### DATA SEGMENT

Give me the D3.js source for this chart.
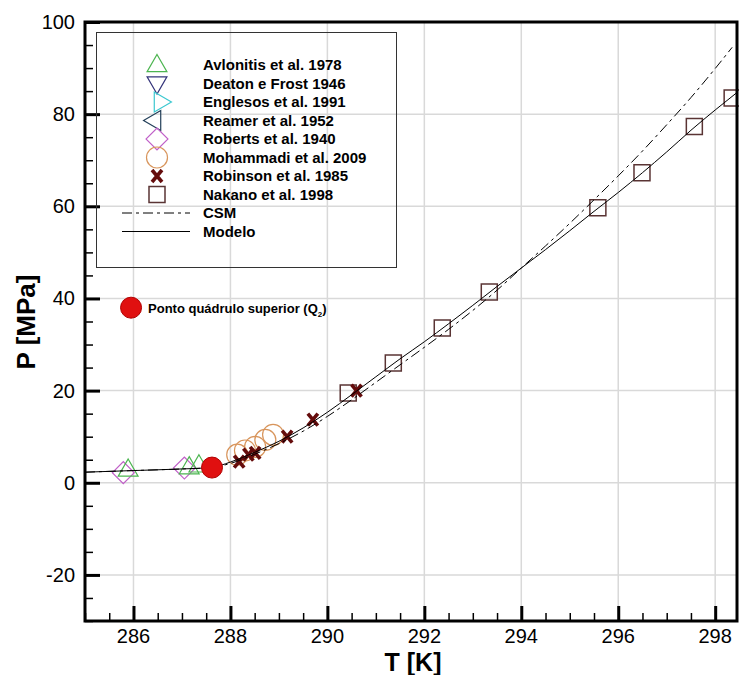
<!DOCTYPE html>
<html>
<head>
<meta charset="utf-8">
<script src="https://cdn.jsdelivr.net/npm/d3@7"></script>
<style>
	body { margin: 0; background: #fff; }
	svg { font-family: "Liberation Sans", Arial, sans-serif; }
</style>
</head>
<body>
<div id="chart"></div>
<script>
// data: T [K], P [MPa]
const avlonitisT = [285.89, 287.15, 287.35];
const avlonitisP = [2.9, 3.4, 3.8];
const robertsT = [285.79, 287.05];
const robertsP = [2.2, 3.2];
const mohammadiT = [288.14, 288.3, 288.51, 288.72, 288.88];
const mohammadiP = [6.1, 7.0, 7.8, 9.3, 10.4];
const robinsonT = [288.18, 288.37, 288.51, 289.17, 289.7, 290.6];
const robinsonP = [4.6, 6.1, 6.5, 10.0, 13.7, 20.0];
const nakanoT = [290.43, 291.36, 292.37, 293.34, 295.58, 296.49, 297.57, 298.35];
const nakanoP = [19.5, 26.0, 33.6, 41.4, 59.7, 67.3, 77.3, 83.5];
const modeloT = [285, 286, 287, 287.6, 288, 288.5, 289, 289.5, 290, 290.5, 291, 291.5, 292, 292.5, 293, 293.5, 294, 294.5, 295, 295.5, 296, 296.5, 297, 297.5, 298, 298.45];
const modeloP = [2.3, 2.65, 3.0, 3.3, 4.5, 6.6, 9.0, 11.9, 15.3, 19.1, 23.0, 26.9, 30.6, 34.5, 38.5, 42.6, 46.6, 50.6, 54.7, 58.9, 63.0, 67.3, 71.8, 76.5, 80.9, 84.7];
const csmT = [285, 286, 287, 287.6, 288, 288.5, 289, 289.5, 290, 290.5, 291, 291.5, 292, 292.5, 293, 293.5, 294, 294.5, 295, 295.5, 296, 296.5, 297, 297.5, 298, 298.35];
const csmP = [2.3, 2.65, 3.0, 3.3, 4.2, 6.2, 8.5, 11.2, 14.4, 18.0, 21.8, 25.6, 29.4, 33.3, 37.4, 41.8, 46.6, 51.4, 56.3, 61.4, 66.6, 72.0, 77.7, 83.6, 89.9, 94.5];
const quadPoint = [287.62, 3.3];
const quadLabelPoint = [285.95, 38.0];
const quadLabel = 'Ponto quádrulo superior (Q';
const xTicks = [286, 288, 290, 292, 294, 296, 298];
const yTicks = [-20, 0, 20, 40, 60, 80, 100];
const legendNames = ['Avlonitis et al. 1978', 'Deaton e Frost 1946', 'Englesos et al. 1991', 'Reamer et al. 1952',
	'Roberts et al. 1940', 'Mohammadi et al. 2009', 'Robinson et al. 1985', 'Nakano et al. 1998', 'CSM', 'Modelo'];

const width = 739;
const height = 675;
const plot = { left: 85, right: 737, top: 22, bottom: 621 };

const svg = d3.select('#chart').append('svg')
	.attr('width', width)
	.attr('height', height);

const x = d3.scaleLinear().domain([285, 298.45]).range([plot.left, plot.right]);
const y = d3.scaleLinear().domain([-30, 100]).range([plot.bottom, plot.top]);

// grid
const grid = svg.append('g');
grid.selectAll('.gx').data(xTicks).enter().append('line')
	.attr('x1', d => x(d)).attr('x2', d => x(d))
	.attr('y1', plot.top).attr('y2', plot.bottom)
	.style('stroke', '#d9d9d9').style('stroke-width', 1.5);
grid.selectAll('.gy').data(yTicks).enter().append('line')
	.attr('x1', plot.left).attr('x2', plot.right)
	.attr('y1', d => y(d)).attr('y2', d => y(d))
	.style('stroke', '#d9d9d9').style('stroke-width', 1.5);

// axes (ticks pointing inward)
const xAxis = d3.axisTop(x)
	.tickValues(d3.range(285, 298.5, 0.5))
	.tickSize(8)
	.tickFormat('');
const yAxis = d3.axisRight(y)
	.tickValues(d3.range(-30, 100.1, 5))
	.tickSize(8)
	.tickFormat('');

const xAxisG = svg.append('g')
	.attr('transform', `translate(0, ${plot.bottom})`)
	.call(xAxis);
const yAxisG = svg.append('g')
	.attr('transform', `translate(${plot.left}, 0)`)
	.call(yAxis);
[xAxisG, yAxisG].forEach(g => {
	g.select('.domain').remove();
	g.selectAll('line').style('stroke', '#000').style('stroke-width', 1.5);
});
xAxisG.selectAll('.tick line').filter(d => xTicks.includes(d))
	.attr('y2', -15).style('stroke-width', 3);
yAxisG.selectAll('.tick line').filter(d => yTicks.includes(d))
	.attr('x2', 15).style('stroke-width', 3);

// tick labels
svg.append('g').selectAll('text').data(xTicks).enter().append('text')
	.attr('x', d => x(d))
	.attr('y', plot.bottom + 22)
	.style('font-size', '20px')
	.style('text-anchor', 'middle')
	.text(d => d);
svg.append('g').selectAll('text').data(yTicks).enter().append('text')
	.attr('x', plot.left - 10)
	.attr('y', d => y(d) + 7)
	.style('font-size', '20px')
	.style('text-anchor', 'end')
	.text(d => d);

// axis titles
svg.append('text')
	.attr('x', (plot.left + plot.right) / 2 + 2)
	.attr('y', 671)
	.style('font-size', '25px')
	.style('font-weight', 700)
	.style('text-anchor', 'middle')
	.text('T [K]');
svg.append('text')
	.attr('transform', 'rotate(-90)')
	.attr('x', -322)
	.attr('y', 35)
	.style('font-size', '26px')
	.style('font-weight', 700)
	.style('text-anchor', 'middle')
	.text('P [MPa]');

// marker shapes
const colors = {
	avlonitis: '#4cb550', deaton: '#34347a', englesos: '#3cc8d0', reamer: '#24405a',
	roberts: '#c060c8', mohammadi: '#d8955c', robinson: '#650c0c', nakano: '#5a3434'
};
const tri = d3.symbol().type(d3.symbolTriangle).size(170);
const sq = d3.symbol().type(d3.symbolSquare).size(256);
const dia = d3.symbol().type(d3.symbolSquare).size(240);

function drawMarker(g, kind, cx, cy) {
	const m = g.append('g').attr('transform', `translate(${cx}, ${cy})`);
	const hollow = p => p.style('fill', 'none').style('stroke-width', 1.2);
	if (kind === 'avlonitis') {
		hollow(m.append('path').attr('d', tri()).attr('transform', 'translate(0,1)')).style('stroke', colors.avlonitis);
	} else if (kind === 'deaton') {
		hollow(m.append('path').attr('d', tri()).attr('transform', 'translate(0,-1) rotate(180)')).style('stroke', colors.deaton);
	} else if (kind === 'englesos') {
		hollow(m.append('path').attr('d', tri()).attr('transform', 'translate(3,0) rotate(90)')).style('stroke', colors.englesos);
	} else if (kind === 'reamer') {
		hollow(m.append('path').attr('d', tri()).attr('transform', 'translate(-2,0) rotate(-90)')).style('stroke', colors.reamer);
	} else if (kind === 'roberts') {
		hollow(m.append('path').attr('d', dia()).attr('transform', 'rotate(45)')).style('stroke', colors.roberts);
	} else if (kind === 'mohammadi') {
		hollow(m.append('circle').attr('r', 10.5)).style('stroke', colors.mohammadi);
	} else if (kind === 'robinson') {
		m.append('path').attr('d', 'M-5,-6L5,6M5,-6L-5,6')
			.style('stroke', colors.robinson).style('stroke-width', 3.6).style('fill', 'none');
	} else if (kind === 'nakano') {
		hollow(m.append('path').attr('d', sq())).style('stroke', colors.nakano).style('stroke-width', 1.5);
	}
}

// legend box (grid shows through)
const legend = svg.append('g');
legend.append('rect')
	.attr('x', 96.5).attr('y', 32.5)
	.attr('width', 300).attr('height', 235)
	.style('fill', 'none').style('stroke', '#333').style('stroke-width', 1);
legendNames.forEach((name, i) => {
	const ly = 70 + i * 18.5;
	const kinds = ['avlonitis', 'deaton', 'englesos', 'reamer', 'roberts', 'mohammadi', 'robinson', 'nakano'];
	if (i < kinds.length) {
		drawMarker(legend, kinds[i], 157, ly - 5);
	} else {
		legend.append('line')
			.attr('x1', 122).attr('x2', 190)
			.attr('y1', ly - 5).attr('y2', ly - 5)
			.style('stroke', '#000').style('stroke-width', 1)
			.style('stroke-dasharray', name === 'CSM' ? '10,4,3,4' : null);
	}
	legend.append('text')
		.attr('x', 203).attr('y', ly)
		.style('font-size', '15px')
		.style('font-weight', 700)
		.text(name);
});

// data markers (hollow ones under the curves)
const markers = svg.append('g');
robertsT.forEach((t, i) => drawMarker(markers, 'roberts', x(t), y(robertsP[i])));
avlonitisT.forEach((t, i) => drawMarker(markers, 'avlonitis', x(t), y(avlonitisP[i])));
mohammadiT.forEach((t, i) => drawMarker(markers, 'mohammadi', x(t), y(mohammadiP[i])));
nakanoT.forEach((t, i) => drawMarker(markers, 'nakano', x(t), y(nakanoP[i])));

// curves
const lineFunc = d3.line()
	.x(d => x(d[0]))
	.y(d => y(d[1]))
	.curve(d3.curveMonotoneX);
svg.append('path')
	.attr('d', lineFunc(csmT.map((t, i) => [t, csmP[i]])))
	.style('fill', 'none').style('stroke', '#000').style('stroke-width', 1)
	.style('stroke-dasharray', '10,4,3,4');
svg.append('path')
	.attr('d', lineFunc(modeloT.map((t, i) => [t, modeloP[i]])))
	.style('fill', 'none').style('stroke', '#000').style('stroke-width', 1);

robinsonT.forEach((t, i) => drawMarker(markers, 'robinson', x(t), y(robinsonP[i])));

// upper quadruple point + annotation
svg.append('circle')
	.attr('cx', x(quadPoint[0])).attr('cy', y(quadPoint[1])).attr('r', 10.5)
	.style('fill', '#e01010').style('stroke', '#b00000');
svg.append('circle')
	.attr('cx', x(quadLabelPoint[0])).attr('cy', y(quadLabelPoint[1])).attr('r', 10.5)
	.style('fill', '#e01010').style('stroke', '#b00000');
const ann = svg.append('text')
	.attr('x', x(quadLabelPoint[0]) + 17)
	.attr('y', y(quadLabelPoint[1]) + 5)
	.style('font-size', '13px')
	.style('font-weight', 700);
ann.append('tspan').text(quadLabel);
ann.append('tspan').attr('dy', 4).style('font-size', '8px').text('2');
ann.append('tspan').attr('dy', -4).text(')');

// frame
svg.append('rect')
	.attr('x', plot.left).attr('y', plot.top)
	.attr('width', plot.right - plot.left).attr('height', plot.bottom - plot.top)
	.style('fill', 'none').style('stroke', '#000').style('stroke-width', 3);
</script>
</body>
</html>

######

Copy every line of the data that holds the string "chart".

Give me the D3.js source for this chart.
<div id="chart"></div>
const svg = d3.select('#chart').append('svg')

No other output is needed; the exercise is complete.